Mexico City feels different these days. Its usual vibrancy has been muted, and not only because of the missing students of Ayotzinapa. Paéz tells me that when he walked the city streets on the night of September 16th, which is Mexican Independence Day, he was struck by how quiet things were. “It’s not just our intuition that senses that people are feeling down since Peña Nieto took office,” Paéz said. “Check out the indexes of consumer confidence: month after month it’s been plummeting.” Back in the days of the Calderón government, he said, people living in Mexico City felt insulated from the horrors and violence of the narco war. “Ciudad Juarez, you’d say, that all seems so far away. But now it feels like it can happen here, too.”

But the very day that Paéz and I spoke would end up providing some hope that maybe all was not lost in Mexico. Protests and marches took place throughout the country that day. Here in Mexico City, students from the Universidad Nacional Autónoma de México (UNAM) blocked traffic at several points around the city, and there were several marches, including a night march down Avenida Reforma. Huge marches are being organized for next week, including one in Mexico City on Tuesday. Even conservatives in the Catholic Church hierarchy and the business sector are joining the protests. The national outcry has had a swift result: Governor Aguirre’s political support crumbled almost overnight, forcing his resignation on Thursday.

This morning’s lead editorial on SinEmbargo.com reflected on the meaning of the protests: “The political parties and their members, the majority of whom have been living high for decades off the earnings of all Mexicans, today are nothing in the face of a society that, organized and very hasta la madre [has had it up to the mother, i.e. totally fed-up] with them, can turn things around and impose an agenda on them … The tragedy of Ayotzinapa pains all of Mexico…. However, this pain and grief is providing Mexican society with an extraordinary lesson: you can protest peacefully, you will be listened to if there is unity and if you don’t radicalize your demands, then you can force politicians to do their work and make them pay for their corruption.”

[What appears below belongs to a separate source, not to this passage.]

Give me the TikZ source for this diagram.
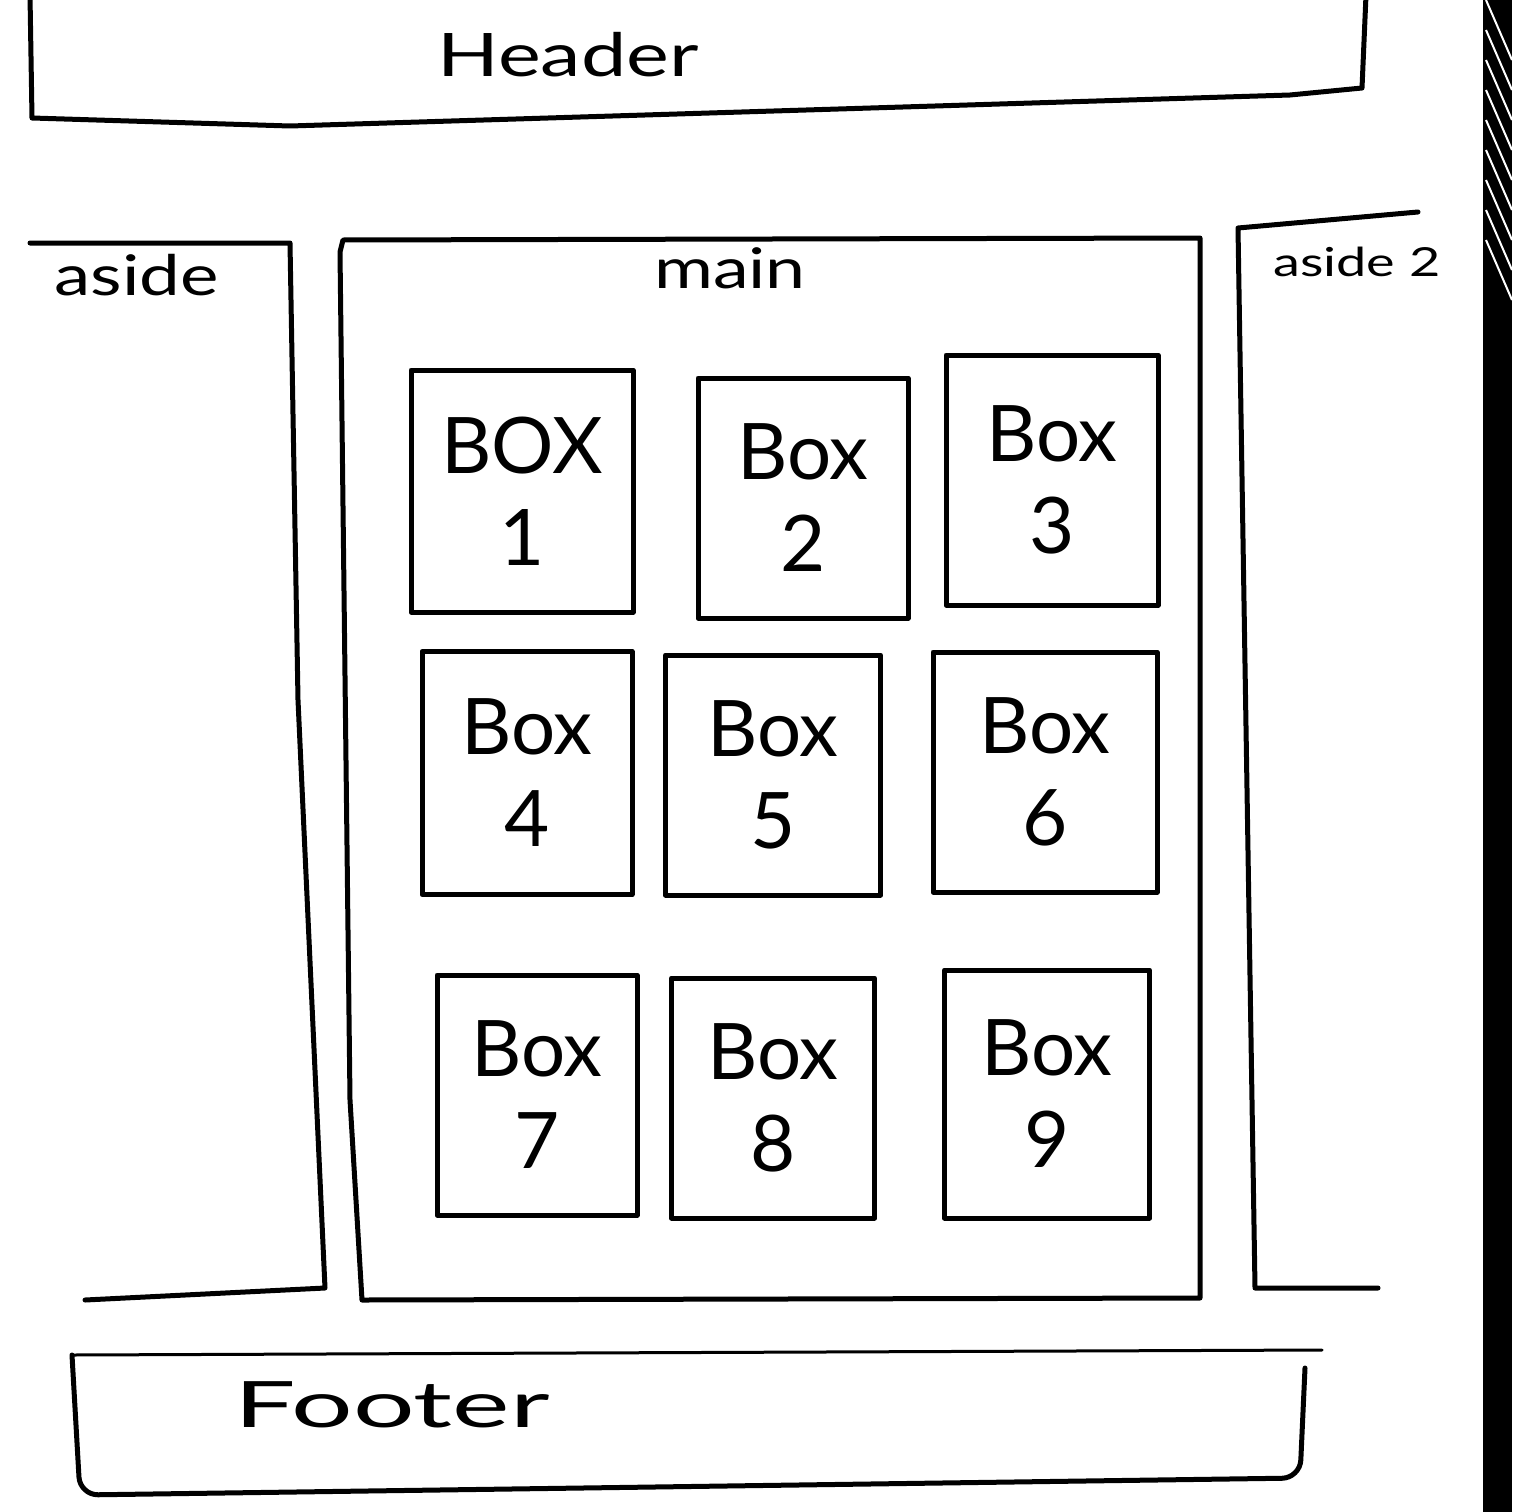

In the warning against radical demands I heard Paéz’s characteristic caution. And he is right: Mexico’s struggle against political corruption and rampant organized-crime violence it breeds can’t be co-opted by any one ideology or party or movement. The popular hashtag slogan “We are all Ayotzinapa” really does have to mean all of us, both in Mexico and outside it. The civic movement that has begun must be sustained. Perhaps when the Mexican congress has finally been cleansed as legislatures were in Colombia and Italy, where sustained civic pressure led to sweeping dismissals and criminal prosecutions of corrupt legislators—why should it possible for those countries and not for Mexico?—Mexico, with a fresh start, can renew its passionate and necessary ideological arguments with the possibility of translating those discussions into honestly administered policies and reforms.

*Correction: An earlier version of this post stated that the body was found three days after the kidnappings.